Quince días para una noche de esas que anudan el estómago. El 5 de noviembre Estados Unidos celebrará sus elecciones presidenciales, con Donald Trump y Kamala Harris casi en empate técnico, según las encuestas. La primera economía del mundo es un país partido en dos, donde es tan importante ganar como arrasar al adversario y donde la economía -el coste de la vida-, el control de las fronteras, el futuro de la democracia o el aborto son las grandes preocupaciones del electorado.
Cualquier pronóstico es muy arriesgado, pero Trump puede ganar -igual que en 2016-, porque el republicano suele estar infrarrepresentado en los sondeos, porque la euforia en torno Harris parece un tanto desinflada y porque todavía tengo muy vivo mi viaje a Texas, capital del petróleo de EEUU y feudo republicano. Ningún candidato presidencial demócrata ha ganado desde hace 48 años en el segundo estado del país por tamaño, población, riqueza y votos en el colegio electoral, solo superado por la California demócrata.
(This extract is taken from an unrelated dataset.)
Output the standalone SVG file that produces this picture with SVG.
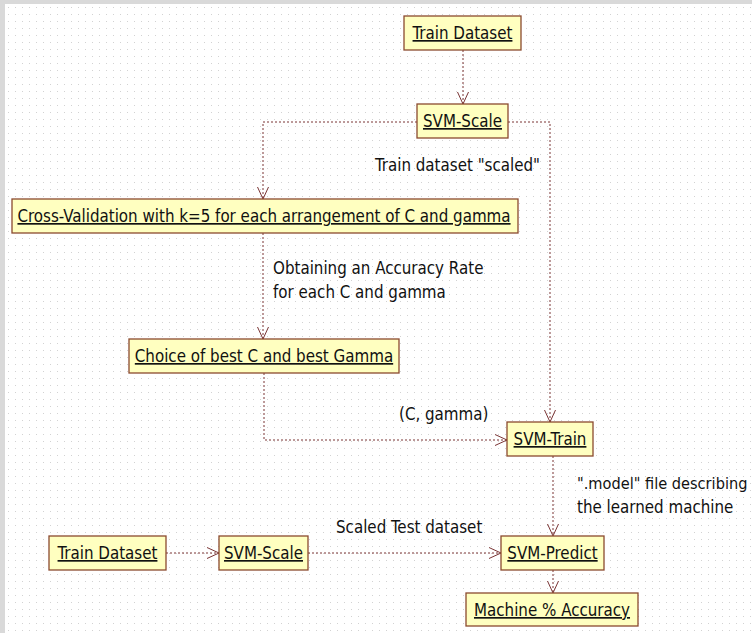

El respaldo al expresidente continúa alto -sin que importe su papel en el asalto al Capitolio o su frente judicial- entre los blancos, los hombres, los votantes sin título universitario, los cristianos evangélicos y parte de los latinos. Es así a pesar de su retórica vulgar, populista y retrógrada. El apoyo al republicano es mayor en los suburbios de las grandes ciudades, en los municipios pequeños y en las áreas rurales, donde el conservadurismo social y cultural en torno a la raza, el género o la religión tienen un gran peso. La agenda proteccionista de Trump cala hondo ahí, igual que su obsesión por la frontera. El expresidente culpa a los inmigrantes indocumentados del alza del crimen, la destrucción de empleo y de negocios y el encarecimiento de la vivienda.
Mucho tendrán que esforzarse los demócratas de Harris -que ganan en las grandes ciudades, entre los blancos, los afroestadounidenses y las mujeres- para movilizar a su electorado. Tirar de los Obama en estos últimos 15 días de campaña puede no ser suficiente.